Furrow Irrigation Water-Quality Effects on Soil Loss and Infiltration

  1. R. D. Lentz ,
  2. R. E. Sojka and
  3. D. L. Carter
  1. USDA-ARS, Northwest Irrigation and Soils Research Lab., 3793 N 3600 E, Kimberly, ID 83341

Abstract

Abstract

Irrigation-induced erosion is a serious problem in the western USA where irrigation water quality can vary seasonally and geographically. We hypothesized that source-water electrical conductivity (EC) and sodium adsorption ratio (SAR = Na/[(Ca + Mg)/2]0.5, where concentrations are in millimoles of charge per liter) affect infiltration and sediment losses from irrigated furrows, and warrant specific consideration in irrigation-induced erosion models. On a fallow Portneuf silt loam (coarse-silty, mixed, mesic Durixerollic Calciorthid), tail-water sediment loss was measured from trafficked and nontrafficked furrows irrigated with waters of differing quality.
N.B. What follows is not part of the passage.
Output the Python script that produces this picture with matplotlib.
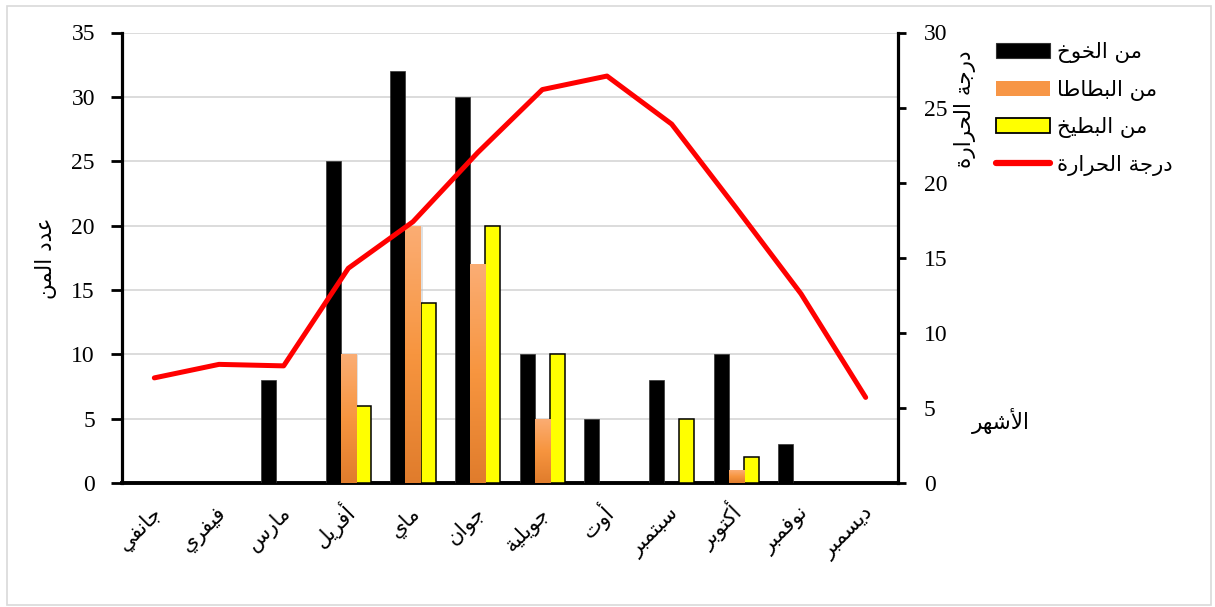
import numpy as np
import matplotlib
matplotlib.use("Agg")
import matplotlib.pyplot as plt
from matplotlib.patches import Rectangle, Patch
from matplotlib.lines import Line2D
from matplotlib.colors import LinearSegmentedColormap
import matplotlib.transforms as mtransforms

# ---------------- data ----------------
months = ["جانفي", "فيفري", "مارس", "أفريل", "ماي", "جوان",
          "جويلية", "أوت", "سبتمبر", "أكتوبر", "نوفمبر", "ديسمبر"]
peach_aphids = [0, 0, 8, 25, 32, 30, 10, 5, 8, 10, 3, 0]
potato_aphids = [0, 0, 0, 10, 20, 17, 5, 0, 0, 1, 0, 0]
melon_aphids = [0, 0, 0, 6, 14, 20, 10, 0, 5, 2, 0, 0]
temperature = [7.0, 7.9, 7.8, 14.3, 17.4, 22.0, 26.2, 27.1, 23.9, 18.3, 12.6, 5.7]

series_names = ["من الخوخ", "من البطاطا", "من البطيخ", "درجة الحرارة"]
left_label = "عدد المن"
right_label = "درجة الحرارة"
x_title = "الأشهر"
left_ticks = [0, 5, 10, 15, 20, 25, 30, 35]
right_ticks = [0, 5, 10, 15, 20, 25, 30]

# ---------------- Arabic shaping (presentation forms, visual order) ----------------
FORMS = {
    'ا': ('\uFE8D', '\uFE8E', None, None),
    'أ': ('\uFE83', '\uFE84', None, None),
    'ب': ('\uFE8F', '\uFE90', '\uFE91', '\uFE92'),
    'ة': ('\uFE93', '\uFE94', None, None),
    'ت': ('\uFE95', '\uFE96', '\uFE97', '\uFE98'),
    'ج': ('\uFE9D', '\uFE9E', '\uFE9F', '\uFEA0'),
    'ح': ('\uFEA1', '\uFEA2', '\uFEA3', '\uFEA4'),
    'خ': ('\uFEA5', '\uFEA6', '\uFEA7', '\uFEA8'),
    'د': ('\uFEA9', '\uFEAA', None, None),
    'ر': ('\uFEAD', '\uFEAE', None, None),
    'س': ('\uFEB1', '\uFEB2', '\uFEB3', '\uFEB4'),
    'ش': ('\uFEB5', '\uFEB6', '\uFEB7', '\uFEB8'),
    'ط': ('\uFEC1', '\uFEC2', '\uFEC3', '\uFEC4'),
    'ع': ('\uFEC9', '\uFECA', '\uFECB', '\uFECC'),
    'ف': ('\uFED1', '\uFED2', '\uFED3', '\uFED4'),
    'ك': ('\uFED9', '\uFEDA', '\uFEDB', '\uFEDC'),
    'ل': ('\uFEDD', '\uFEDE', '\uFEDF', '\uFEE0'),
    'م': ('\uFEE1', '\uFEE2', '\uFEE3', '\uFEE4'),
    'ن': ('\uFEE5', '\uFEE6', '\uFEE7', '\uFEE8'),
    'ه': ('\uFEE9', '\uFEEA', '\uFEEB', '\uFEEC'),
    'و': ('\uFEED', '\uFEEE', None, None),
    'ي': ('\uFEF1', '\uFEF2', '\uFEF3', '\uFEF4'),
}
LAM_ALEF = {'أ': ('\uFEF7', '\uFEF8', None, None),
            'ا': ('\uFEFB', '\uFEFC', None, None)}


def shape(text):
    tokens = []
    i = 0
    while i < len(text):
        c = text[i]
        if c == 'ل' and i + 1 < len(text) and text[i + 1] in LAM_ALEF:
            tokens.append(LAM_ALEF[text[i + 1]])
            i += 2
        else:
            tokens.append(FORMS.get(c, c))
            i += 1
    out = []
    for k, t in enumerate(tokens):
        if isinstance(t, str):
            out.append(t)
            continue
        prev = tokens[k - 1] if k > 0 else None
        nxt = tokens[k + 1] if k + 1 < len(tokens) else None
        join_prev = isinstance(prev, tuple) and prev[2] is not None
        join_next = t[2] is not None and isinstance(nxt, tuple)
        if join_prev and join_next:
            out.append(t[3])
        elif join_prev:
            out.append(t[1])
        elif join_next:
            out.append(t[2])
        else:
            out.append(t[0])
    return ''.join(reversed(out))


AR_FONT = "DejaVu Sans"
NUM_FONT = "Liberation Serif"

# ---------------- figure ----------------
W, H = 1215, 607
fig = plt.figure(figsize=(W / 100, H / 100), dpi=100)
fig.patch.set_facecolor("white")
fig.add_artist(Rectangle((7 / W, 1 - 605 / H), (1211 - 7) / W, (605 - 6) / H,
                         transform=fig.transFigure, fill=False,
                         ec="#D9D9D9", lw=1.2))

ax = fig.add_axes([122 / W, (H - 483) / H, (898 - 122) / W, (483 - 32.5) / H])
x = np.arange(len(months))
bw = 0.235

ax.set_xlim(-0.5, len(months) - 0.5)
ax.set_ylim(0, 35)
ax.set_yticks(left_ticks)
ax.yaxis.grid(True, color="#D9D9D9", lw=1.3)
ax.set_axisbelow(True)

b_peach = ax.bar(x - bw, peach_aphids, bw, color="black", ec="#333333",
                 lw=0.5, zorder=3)

# potato bars: soft shadow + vertical orange gradient
orange_cmap = LinearSegmentedColormap.from_list(
    "orng", ["#E07C2C", "#F7953F", "#FBAD74"])
b_potato = ax.bar(x, potato_aphids, bw, color="#F79646", lw=0, zorder=3)
shadow_off = mtransforms.ScaledTranslation(2.5 / 100, -1 / 100, fig.dpi_scale_trans)
grad = np.linspace(0, 1, 256).reshape(-1, 1)
for p in b_potato:
    h = p.get_height()
    if h <= 0:
        continue
    x0 = p.get_x()
    sh = Rectangle((x0, 0), p.get_width(), h, transform=ax.transData + shadow_off,
                   fc="#BBBBBB", ec="none", alpha=0.45, zorder=2.5)
    ax.add_patch(sh)
    im = ax.imshow(grad, cmap=orange_cmap, origin="lower", aspect="auto",
                   extent=(x0, x0 + p.get_width(), 0, h), zorder=3.1)
    im.set_clip_path(p)

b_melon = ax.bar(x + bw, melon_aphids, bw, color="#FFFF00", ec="black",
                 lw=1.1, zorder=3)
ax.set_xlim(-0.5, len(months) - 0.5)
ax.set_ylim(0, 35)

for s in ("top", "right"):
    ax.spines[s].set_visible(False)
ax.spines["left"].set_linewidth(2.3)
ax.spines["bottom"].set_linewidth(2.8)
ax.tick_params(axis="y", direction="out", length=8, width=2, pad=11.5,
               labelsize=17, labelfontfamily=NUM_FONT)
ax.tick_params(axis="x", length=0, labelbottom=False)

# month labels, rotated, ending just under their category
lab_off = mtransforms.ScaledTranslation(8 / 100, -31 / 100, fig.dpi_scale_trans)
for xi, m in zip(x, months):
    ax.text(xi, 0, shape(m), transform=ax.get_xaxis_transform() + lab_off,
            rotation=45, rotation_mode="anchor", ha="right", va="baseline",
            fontsize=15, family=AR_FONT)

# temperature on the secondary axis
ax2 = ax.twinx()
ax2.set_ylim(0, 30)
ax2.set_yticks(right_ticks)
ax2.plot(x, temperature, color="#FF0000", lw=3.6, solid_capstyle="round",
         solid_joinstyle="round", zorder=5)
for s in ("top", "left", "bottom"):
    ax2.spines[s].set_visible(False)
ax2.spines["right"].set_linewidth(2.3)
ax2.tick_params(axis="y", direction="out", length=6, width=2, pad=12.5,
                labelsize=17, labelfontfamily=NUM_FONT)

# axis titles
fig.text(46 / W, 1 - 258 / H, shape(left_label), rotation=90, ha="center",
         va="center", fontsize=15.5, family=AR_FONT)
fig.text(965 / W, 1 - 109 / H, shape(right_label), rotation=90, ha="center",
         va="center", fontsize=15.5, family=AR_FONT)
fig.text(1001 / W, 1 - 421 / H, shape(x_title), ha="center", va="center",
         fontsize=15.5, family=AR_FONT)

# legend
handles = [
    Patch(fc="black", ec="#333333", lw=0.8),
    Patch(fc="#F79646", ec="none"),
    Patch(fc="#FFFF00", ec="black", lw=1.3),
    Line2D([0], [0], color="#FF0000", lw=4.5, solid_capstyle="round"),
]
fig.legend(handles, [shape(s) for s in series_names],
           loc="upper left", bbox_to_anchor=(996 / W, 1 - 42 / H),
           frameon=False, borderpad=0, borderaxespad=0,
           prop={"family": AR_FONT, "size": 15.3},
           handlelength=2.55, handleheight=0.7, handletextpad=0.3,
           labelspacing=0.78)

fig.savefig("out.png", dpi=100, facecolor="white")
Treatments were the four combinations of low or high EC (0.6 and 2 dS m-1) and low or high SAR (0.7 and 12 [mmolc L-1]0.5). Slope is 1%. Twelve irrigations were monitored. Each furrow received two irrigations. Main effects for water quality, traffic, and first vs. second irrigations were significant for total soil loss, mean sediment concentration, total outflow, net infiltration, and advance time. Average tail-water soil losses were 2.5 Mg ha-1 from low EC/low SAR furrows, 4.5 Mg ha-1 from low EC/high SAR furrows, 3.0 Mg ha-1 from high EC/high SAR furrows; and 1.8 Mg ha-1 from high EC/low SAR furrows. Elevating water EC decreased sediment concentration from 6.2 to 4.6 g L-1, but increasing SAR increased sediment concentration from 6.2 to 8.7 g L-1. Net infiltration decreased 14% in high SAR compared with low SAR treatments. Soil loss increased 68% for second irrigations, and net infiltration fell 23% in trafficked furrows, but water-quality effects were the same. Water quality significantly influenced infiltration and erosion processes in irrigated furrows on Portneuf soils.